# Given data
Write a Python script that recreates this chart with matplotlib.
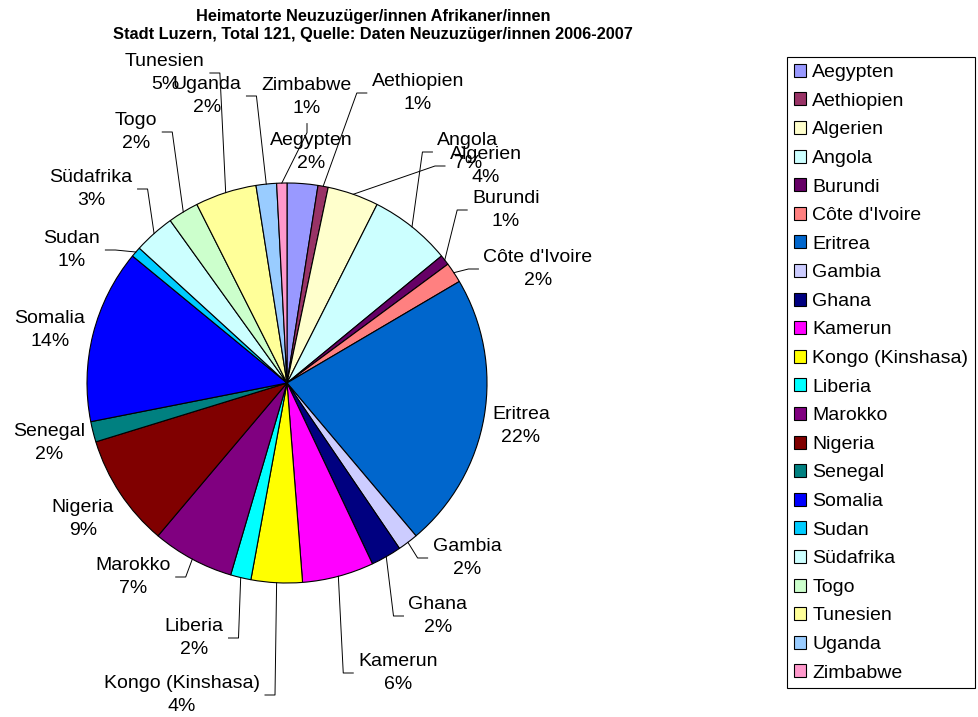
import numpy as np
import matplotlib.pyplot as plt

plt.rcParams['font.family'] = ['Liberation Sans', 'DejaVu Sans']

countries = ['Aegypten', 'Aethiopien', 'Algerien', 'Angola', 'Burundi', "Côte d'Ivoire",
             'Eritrea', 'Gambia', 'Ghana', 'Kamerun', 'Kongo (Kinshasa)', 'Liberia',
             'Marokko', 'Nigeria', 'Senegal', 'Somalia', 'Sudan', 'Südafrika', 'Togo',
             'Tunesien', 'Uganda', 'Zimbabwe']
counts = [3, 1, 5, 8, 1, 2, 27, 2, 3, 7, 5, 2, 8, 11, 2, 17, 1, 4, 3, 6, 2, 1]
colors = ['#9999FF', '#993366', '#FFFFCC', '#CCFFFF', '#660066', '#FF8080',
          '#0066CC', '#CCCCFF', '#000080', '#FF00FF', '#FFFF00', '#00FFFF',
          '#800080', '#800000', '#008080', '#0000FF', '#00CCFF', '#CCFFFF',
          '#CCFFCC', '#FFFF99', '#99CCFF', '#FF99CC']

# label placement in pixels (centre x, centre y, side the leader line arrives on)
label_pos = [(311, 152, ''), (418, 93, 'l'), (486, 166, 'l'), (468, 152, 'l'),
             (506, 210, 'l'), (538, 269, 'l'), (521, 426, ''), (467, 558, 'l'),
             (438, 616, 'l'), (398, 673, 'l'), (182, 695, 'r'), (194, 638, 'r'),
             (133, 577, 'r'), (83, 519, ''), (49, 443, ''), (50, 330, ''),
             (72, 250, 'r'), (91, 189, 'r'), (136, 132, 'r'), (165, 73, 'r'),
             (207, 96, 'r'), (307, 97, 'b')]

W, H = 979, 717
cx, cy, R = 287, 383, 200

fig = plt.figure(figsize=(W / 100, H / 100), dpi=100)
ax = fig.add_axes([0, 0, 1, 1])

wedges, _ = ax.pie(counts, colors=colors, startangle=-90, counterclock=True,
                   center=(cx, cy), radius=R,
                   wedgeprops=dict(edgecolor='black', linewidth=0.8))
ax.set_xlim(0, W)
ax.set_ylim(H, 0)
ax.set_aspect('auto')
ax.axis('off')

total = sum(counts)
texts = []
for name, n, (lx, ly, side) in zip(countries, counts, label_pos):
    pct = int(round(n / total * 100))
    t = ax.text(lx, ly, f'{name}\n{pct}%', ha='center', va='center',
                fontsize=14, linespacing=1.4)
    texts.append(t)

fig.canvas.draw()
renderer = fig.canvas.get_renderer()
inv = ax.transData.inverted()
for w, t, (lx, ly, side) in zip(wedges, texts, label_pos):
    if not side:
        continue
    mid = np.deg2rad((w.theta1 + w.theta2) / 2)
    px, py = cx + R * np.cos(mid), cy + R * np.sin(mid)
    bb = t.get_window_extent(renderer)
    (x0, y0), (x1, y1) = inv.transform([[bb.x0, bb.y0], [bb.x1, bb.y1]])
    bottom = max(y0, y1)
    if side == 'l':
        xs = [px, x0 - 15, x0 - 5]
        ys = [py, ly, ly]
    elif side == 'r':
        xs = [px, x1 + 15, x1 + 5]
        ys = [py, ly, ly]
    else:
        xs = [px, lx, lx]
        ys = [py, bottom + 16, bottom + 7]
    ax.plot(xs, ys, color='black', linewidth=0.7)

ax.text(373, 26, 'Heimatorte Neuzuzüger/innen Afrikaner/innen\n'
        'Stadt Luzern, Total 121, Quelle: Daten Neuzuzüger/innen 2006-2007',
        ha='center', va='center', fontsize=11.8, fontweight='bold', linespacing=1.25)

leg = fig.legend(wedges, countries, loc='upper left',
                 bbox_to_anchor=(787 / W, 1 - 57 / H), borderaxespad=0,
                 fancybox=False, edgecolor='black', framealpha=1,
                 fontsize=14, labelspacing=0.58, handlelength=0.65,
                 handleheight=0.65, handletextpad=0.3, borderpad=0.35)
leg.get_frame().set_linewidth(0.8)

fig.savefig('out.png', dpi=100)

# What needs to be done
Repeat the lines above, starting at the first and stopping after the line that holds "plt.rcParams['font.family'] = ['Liberation", with the pictures left out.

# Response for this exercise
Write a Python script that recreates this chart with matplotlib.
import numpy as np
import matplotlib.pyplot as plt

plt.rcParams['font.family'] = ['Liberation Sans', 'DejaVu Sans']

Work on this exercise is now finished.